Two of the most important concepts you need to understand are publishing royalties and master royalties because knowing the difference could mean thousands (or even millions) of naira in your pocket.
Let’s break it down in the simplest way possible.
What Are Music Royalties?
Music royalties are payments earned when your music is used. Every time your song is:
- Streamed
- Played on radio or TV
- Used in a movie, advert, game, or documentary
- Performed live
- Downloaded
- Used on YouTube or TikTok
Someone is earning money from that usage.
But one song does not generate just one royalty. A single track actually creates two separate assets, each with its own income stream:
- The Composition (the song itself i.e the melody, lyrics, and musical arrangement).
- The Master Recording (The specific audio file people listen to on Spotify or Boomplay).
Each asset pays different royalties to different rights holders. This is the foundation of music income.
Publishing Royalties (The Composition Side)
What Are Publishing Royalties?
Publishing royalties are payments you earn as a composer, meaning anyone who created part of the song itself.
This includes the songwriter who wrote the lyrics, the producer who composed the beat, the session musician who created that guitar riff or piano melody, or anyone who contributed to building the actual composition.
Think of it this way: if you wrote “Last Last” but Burna Boy recorded it, you’d earn publishing royalties as the writer, even if you never stepped into the recording studio. The same goes for the producer who made the beat or the guitarist who composed the hook.
Who Gets Publishing Royalties?
Publishing royalties are earned by:
- Songwriters
- Composers
- Producers who contribute to the composition
- Session Musicians who contribute to the composition e.g Lead Guitarist, Saxophonist etc
- Anyone who owns a share of the writing
Publishing royalties come from:
- Radio airplay
- TV broadcast
- Music Streaming platforms (e.g Spotify, Apple Music, Youtube Music etc
- Audio Visual Platforms (e.g Tiktok, Instagram, Youtube, Facebook, Snapchat etc)
- Live performances
- Sync licensing (film, ads, games, etc.)
- User-generated content (TikTok, YouTube, Instagram)
Types of Publishing Royalties
Publishing royalties come in several forms:
- Performance Royalties
Performance royalties are earned whenever your song is performed publicly. This includes radio plays, live concerts, TV shows, malls, clubs, hotels, buses, or even a Lagos danfo.
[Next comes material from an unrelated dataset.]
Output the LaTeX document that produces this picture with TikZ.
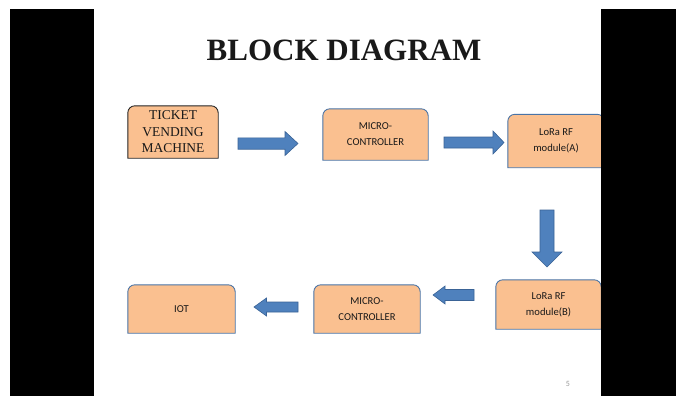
\documentclass[tikz,border=0pt]{standalone}
\usepackage{fontspec}
\setmainfont{Liberation Serif}
\newfontfamily\calibri{Carlito}
\usetikzlibrary{calc}
\definecolor{boxfill}{HTML}{FAC090}
\definecolor{boxline}{HTML}{4A74A6}
\definecolor{tvmline}{HTML}{262626}
\definecolor{arrowfill}{HTML}{4F81BD}
\definecolor{arrowline}{HTML}{3A6396}
\tikzset{
    every node/.style={inner sep=0pt, text=black!90}
}
\tikzset{
    block/.style={minimum width=105pt, minimum height=50pt, align=center,
    	font=\calibri\fontsize{10.6}{16}\selectfont}
}
\tikzset{
    pics/blockarrow/.style n args={4}{code={
      \draw[fill=arrowfill, draw=arrowline, line width=0.6pt]
        (0,-#2) -- ({#1-#4},-#2) -- ({#1-#4},-#3) -- (#1,0)
        -- ({#1-#4},#3) -- ({#1-#4},#2) -- (0,#2) -- cycle;
    }}
}
\newcommand{\roundtop}[2]{%
  \filldraw[fill=boxfill, draw=#2, line width=0.9pt]
    (#1.south west) -- ([yshift=-7pt]#1.north west)
    arc[start angle=180, end angle=90, radius=7pt]
    -- ([xshift=-7pt]#1.north east)
    arc[start angle=90, end angle=0, radius=7pt]
    -- (#1.south east) -- cycle;}
\pgfdeclarelayer{background}
\pgfsetlayers{background,main}

\begin{document}
\begin{tikzpicture}[x=1pt, y=-1pt]
  \useasboundingbox (0,0) rectangle (676,396);

  \node (title) at (344,50) {\fontsize{31}{31}\selectfont\bfseries BLOCK DIAGRAM};

  \node (tvm) [block, minimum width=90pt, minimum height=52pt,
    font=\fontsize{13.5}{16.5}\selectfont] at (173,132) {TICKET\\VENDING\\MACHINE};
  \node (mc1) [block, minimum height=51pt] at (375.5,134.5) {MICRO-\\CONTROLLER};
  \node (loraA) [block, minimum width=96pt, minimum height=53pt] at (556,141) {LoRa RF\\module(A)};
  \node (loraB) [block, minimum height=49pt] at (548.5,304.5) {LoRa RF\\module(B)};
  \node (mc2) [block, minimum width=106pt, minimum height=48pt] at (367,309) {MICRO-\\CONTROLLER};
  \node (iot) [block, minimum width=107pt, minimum height=48pt] at (181.5,309) {IOT};

  \node (pgnum) [text=black!40, font=\calibri\fontsize{8}{8}\selectfont] at (568,384) {5};

  \pic (a1) at (238,143.5) {blockarrow={60}{5.7}{12}{13}};
  \pic (a2) at (444,142.5) {blockarrow={60}{5.5}{11.5}{11}};
  \pic (a3) [rotate=-90] at (547,210) {blockarrow={57}{7}{15}{15}};
  \pic (a4) [rotate=180] at (474,295) {blockarrow={41}{5.5}{9}{12}};
  \pic (a5) [rotate=180] at (298,307) {blockarrow={44}{5}{9}{12.5}};

  \begin{pgfonlayer}{background}
    \fill[white] (0,0) rectangle (676,396);
    \roundtop{tvm}{tvmline}
    \roundtop{mc1}{boxline}
    \roundtop{loraA}{boxline}
    \roundtop{loraB}{boxline}
    \roundtop{mc2}{boxline}
    \roundtop{iot}{boxline}
  \end{pgfonlayer}

  \fill[black] (10,9) rectangle (94,396);
  \fill[black] (601,9) rectangle (676,396);
\end{tikzpicture}
\end{document}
Today, about 85 percent of performance royalties come from digital sources. These include streaming platforms like Spotify, Apple Music, Boomplay, and YouTube; digital download stores like iTunes; film and TV streaming platforms like Netflix, Showmax, and Amazon Prime; and even sync placements, where your music is used in movies, commercials, or online videos.
When your song plays on any of these platforms, they report that usage to Performance Rights Organizations (PROs).
These PROs then collect the money owed and pay it directly to you (or your publisher if you have one).
For example, when someone streams your song on Spotify in Germany, Spotify reports that play to the local PRO in Germany, who then works with your Nigerian PRO to get your money to you.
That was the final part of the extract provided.